COLUMBUS, Ohio (WCMH) — On Friday afternoon, an FDA panel rejected a proposal to provide vaccine booster shots to a majority of Americans.

Pfizer had been seeking approval to give a third shot of its mRNA vaccine to those already eligible for the shots, ages 16 and up.

The FDA panel rejected that measure in a 16-2 vote.

After a ten minute break, the panel returned and amended the approval question they were voting on, and unanimously approved booster shots for Americans 65+ and those at high risk of developing severe COVID.

Ahead of the vote, doctors were concerned about what the outcome could do to the discussion surrounding vaccination.

“Messaging wise to the public, this is going to be a little confusing to understand,” said Dr. Joseph Gastaldo with OhioHealth. “The first time we heard about third doses and boosters was from a politician in the Biden administration and the decision on having a booster available or if its needed is really an apolitical decision. It needs to be based on science, it needs to be based on data.”

“There are people throughout the world who don’t have access to vaccine,” said Dr. Mark Herbert with Mt. Carmel. “So that is another concern, so much so that the WHO (World Health Organization) really does not want the US to be encouraging additional shots when there are so many people in poorer countries across the world who do not have access to any shots.”

Doctors say most people who read studies or reports about declining antibody levels shouldn’t be too concerned about their need for a booster shot, as they likely still have a strong level of immunity.

“We have blood tests that show the level of antibody decreases over time. This is common after every infection or every vaccine. It doesn’t necessarily mean your immunity is decreasing over time,” Herbert said.

“Over time, all antibody levels go down but when antibody levels go down, that makes it riskier for people to get a breakthrough infection,” Gastaldo said. “But with stimulation of the memory cells from the vaccine, your memory cells will kick in., your antibody titers will go back up and you’re clear the virus much quicker. Your memory cells – once those are stimulated, those are long lasting for perhaps even the rest of your life or decades and it’s the memory cells that prevent people from having severe disease.”

Doctors say they’ll be ready to give out the third shots once they are officially approved.
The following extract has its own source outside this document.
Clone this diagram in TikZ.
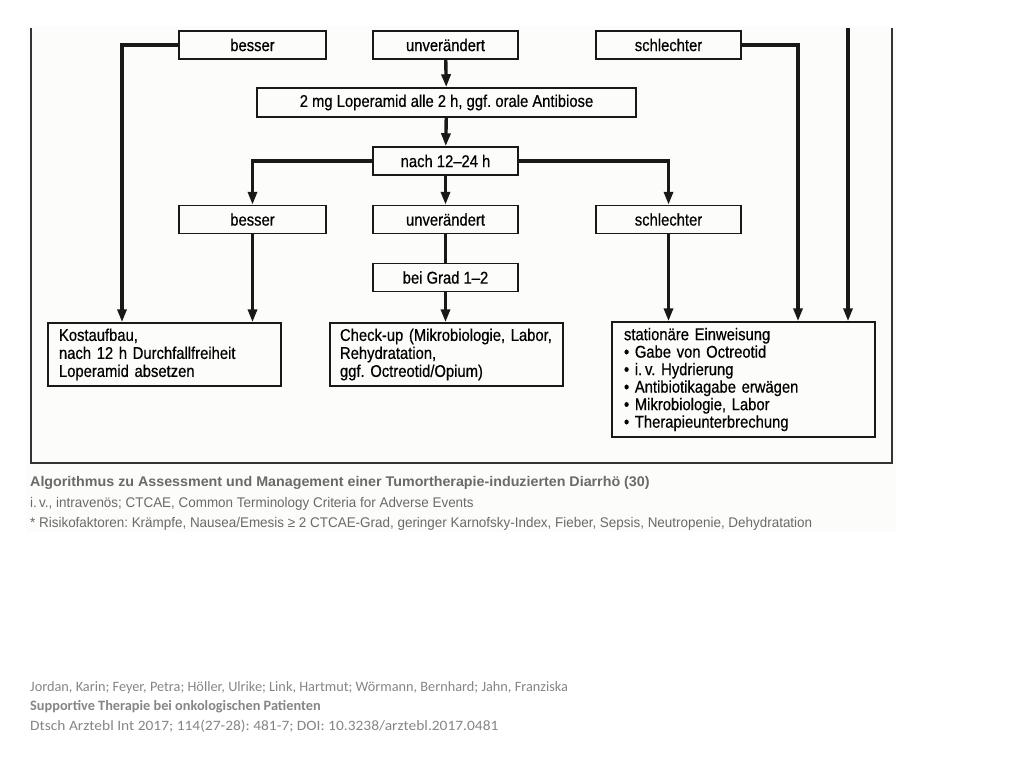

But as hospitals reach their capacity, their focus still remains on getting a significant number of people their first dose.

“We could offer a booster to everyone who has already received a vaccine and that would not do much to actually slow down the pandemic and to end the pandemic if we don’t also vaccinate the ones who are unvaccinated currently,” said Dr. Carlos Malvestutto with the Ohio State University Wexner Medical Center.